Narrator:
The Northern Coast of California is one of the best-known places on Earth, and it has been everyone's good fortune that the coastline north of San Francisco's Golden Gate has been spared from overdevelopment. Steepness and isolation have often discouraged the bulldozers and graders, but you can also trace the roots of the conservation and environmental movement to the struggles over the past century to protect the pristine nature of this coastline. About twelve miles north of San Francisco--nestled between the small towns of Bolinas and Stinson Beach--is Bolinas Lagoon, a three and a half mile-long saltwater estuary that is regarded as not only one of the most beautiful but also environmentally significant landmarks in the world. It is one of only two sites on the west coast of America to be named a wetland of international importance by the Ramsar Convention on Wetlands--a global, intergovernmental treaty on the conservation of natural resources. For thousands of years, flocks of migratory birds traveling the Pacific Flyway have stopped here for food and water. On a paddle around the lagoon, bat rays and leopard sharks swim under the hull. Harbor seals rest on the island in the middle of the lagoon. Pelicans fly overhead, and herons and egrets wade near the shore. Bolinas Lagoon is full of life today, but there are grave concerns that it may not continue for much longer. The shape of the lagoon is undeniably changing. The water is becoming shallower and marsh vegetation at the edges of the lagoon is encroaching. A fierce debate has raged since the early 1990s about the causes of these changes to the lagoon--what it means, and what if anything should be done to stop them.
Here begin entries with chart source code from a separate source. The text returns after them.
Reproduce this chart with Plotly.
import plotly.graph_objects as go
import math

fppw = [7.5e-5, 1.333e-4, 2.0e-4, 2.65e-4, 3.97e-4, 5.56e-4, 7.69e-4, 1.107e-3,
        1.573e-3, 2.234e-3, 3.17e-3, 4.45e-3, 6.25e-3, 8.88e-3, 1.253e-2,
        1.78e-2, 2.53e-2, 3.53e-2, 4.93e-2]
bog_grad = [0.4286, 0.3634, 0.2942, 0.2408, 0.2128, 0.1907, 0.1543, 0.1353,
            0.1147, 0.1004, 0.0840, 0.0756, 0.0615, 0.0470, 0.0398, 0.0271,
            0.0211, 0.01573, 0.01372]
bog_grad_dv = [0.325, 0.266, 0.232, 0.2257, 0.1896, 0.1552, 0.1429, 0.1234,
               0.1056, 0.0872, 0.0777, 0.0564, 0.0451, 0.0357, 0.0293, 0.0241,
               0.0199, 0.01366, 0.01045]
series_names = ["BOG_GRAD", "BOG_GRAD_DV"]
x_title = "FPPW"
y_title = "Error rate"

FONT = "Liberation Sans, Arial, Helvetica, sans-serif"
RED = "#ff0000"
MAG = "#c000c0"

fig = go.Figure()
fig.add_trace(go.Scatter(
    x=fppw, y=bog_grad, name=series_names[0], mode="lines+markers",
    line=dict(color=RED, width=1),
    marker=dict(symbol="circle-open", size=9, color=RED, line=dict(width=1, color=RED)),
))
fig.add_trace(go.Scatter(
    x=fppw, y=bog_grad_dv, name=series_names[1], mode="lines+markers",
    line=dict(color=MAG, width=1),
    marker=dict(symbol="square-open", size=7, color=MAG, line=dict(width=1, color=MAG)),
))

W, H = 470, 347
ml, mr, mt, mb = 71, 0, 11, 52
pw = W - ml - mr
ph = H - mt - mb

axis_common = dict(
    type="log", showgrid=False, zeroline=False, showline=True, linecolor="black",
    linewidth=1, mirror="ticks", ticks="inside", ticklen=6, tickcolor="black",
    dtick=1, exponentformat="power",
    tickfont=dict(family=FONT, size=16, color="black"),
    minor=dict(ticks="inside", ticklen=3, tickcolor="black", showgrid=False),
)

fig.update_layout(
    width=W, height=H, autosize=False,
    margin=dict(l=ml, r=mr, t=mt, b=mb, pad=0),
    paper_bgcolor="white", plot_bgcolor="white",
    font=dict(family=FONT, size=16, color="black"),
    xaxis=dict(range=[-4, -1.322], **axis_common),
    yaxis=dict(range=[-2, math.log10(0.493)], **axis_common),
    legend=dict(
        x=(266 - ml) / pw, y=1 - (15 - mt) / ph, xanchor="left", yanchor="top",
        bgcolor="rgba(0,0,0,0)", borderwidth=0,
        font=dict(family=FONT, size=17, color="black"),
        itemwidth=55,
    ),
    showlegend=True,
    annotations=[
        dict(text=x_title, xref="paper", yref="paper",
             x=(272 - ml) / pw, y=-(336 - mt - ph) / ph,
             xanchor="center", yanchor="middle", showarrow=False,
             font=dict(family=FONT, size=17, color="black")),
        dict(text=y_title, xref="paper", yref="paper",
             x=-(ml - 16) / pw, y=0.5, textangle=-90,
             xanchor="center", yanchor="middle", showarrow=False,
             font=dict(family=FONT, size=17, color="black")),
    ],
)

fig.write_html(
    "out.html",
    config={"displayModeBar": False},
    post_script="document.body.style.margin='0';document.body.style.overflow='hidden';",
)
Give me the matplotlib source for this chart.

Phil Williams, Wetlands Management Consultant:
Very rarely do you find a place like Bolinas Lagoon. There isn't a marina there. It hasn't been filled with uh, development. And that's what makes this debate over the future of the lagoon so poignant, I think, is that if we can't make the right decisions on Bolinas Lagoon, which is one of the last places that we-that is really in a good--in good shape, what does it hold for the rest of the world?